The new jump shot form has stayed with him through seven preseason games thus far. That's all well and great, but it doesn't mean much if the shot isn't going in. Using's shot charts, let's look at how Kidd-Gilchrist has done shooting outside the paint so far.


As you can see from there being more X's than O's, Kidd-Gilchrist isn't hitting that many jumpers.  He's taken 25 of them, or about 3.5 per game, and peaked when he took five in the Hornet's last game against the Atlanta Hawks. The 36 percent mark is what you want a player to shoot from behind the arc, not 18 feet away from the basket like the majority of these shots. However, this small sample size does represent an improvement from last season, where he only shot 32.5 percent on shots between 16 feet and the 3-point line.

What conclusions can be made? At this point, the sample size is likely far too small to make any sort of bold claims about the effectiveness of Kidd-Gilchrist's new shooting mechanics. However, a few things have been obvious to even the casual observer so far this preseason.

  1. Kidd-Gilchrist is far more confident on the court this year, on both sides of the ball. Coach Steve Clifford has said as much and has attributed his new swag to the preparation he put in this offseason. Basically, more practice leads to more confidence. That makes plenty of sense. However, it appears that his confidence is stemming from the improved jump shot. Regardless of why, there's no debate that MKG is calling his own number more than ever before. Last game against Atlanta he took 15 shots, 10 of which were inside the paint. He never took more than 12 last year and he only did that once.
  2. He's taking far more jump shots per game. In 62 games last year, Kidd-Gilchrist took 93 shots outside of 10 feet but also inside the arc. That's exactly 1.5 per game. So far this preseason, he's taken 3.5 shots per game from outside the paint. It's hard to know if he'll have a green light to shoot in the regular season, but so far he's been more gunslinger than gun shy.
  3. From the free-throw line, he looks much more comfortable. Not only is Kidd-Gilchrist shooting well from the line (76.6 percent through seven games), he's also getting there much more frequently. MKG has already taken 30 free throw attempts this preseason, which equates to 4.3 per game, up from 3 per game last year. It seams reasonable that a player might avoid contact when they're afraid of going 0 for 2 at the charity stripe. However, this preseason he's looking to get to the line and has had three really impressive games there going 6-6, 6-7, and 5-6.
  4. MKG still has a long way to go on the offensive end. If Kidd-Gilchrist is 9 for 25 from outside the paint so far, that means he is only 16 for 37 within the paint, or 43 percent. That number needs to increase dramatically if he wants to be considered efficient offensively. A lot of this could be preseason rust, because per Basketball Reference he shot 59.7 percent at the rim last year (54.8% if you include shots from 3 to 10 feet). He still goes up to the rim too frequently without a plan. Luckily, his athleticism bails him out more often than not, but he could really use a few counter moves to help him improve his percentages up close.
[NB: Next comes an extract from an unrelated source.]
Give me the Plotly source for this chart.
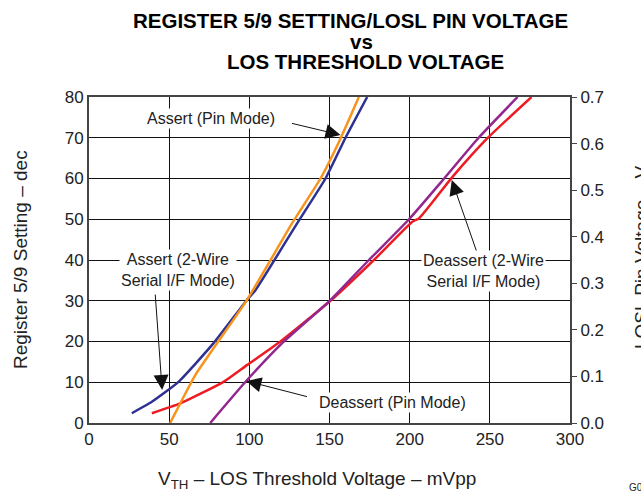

This exercise might be way too premature, but the offensive capability of Michael Kidd-Gilchrist has the potential to dramatically impact not only Charlotte's season this year, but its future as a franchise. So far, it seems safe to assume that Kidd-Gilchrist is more confident and will be more involved offensively this year. What remains to be seen is if he can be efficient in the process, all while maintaining the defensive presence that helped Charlotte make the playoffs last year. One thing's for sure, if Michael Kidd-Gilchrist starts out the season draining jump shots and the Hornets are winning, the MKG Bandwagon is going to be picking up a ton of hitch-hikers.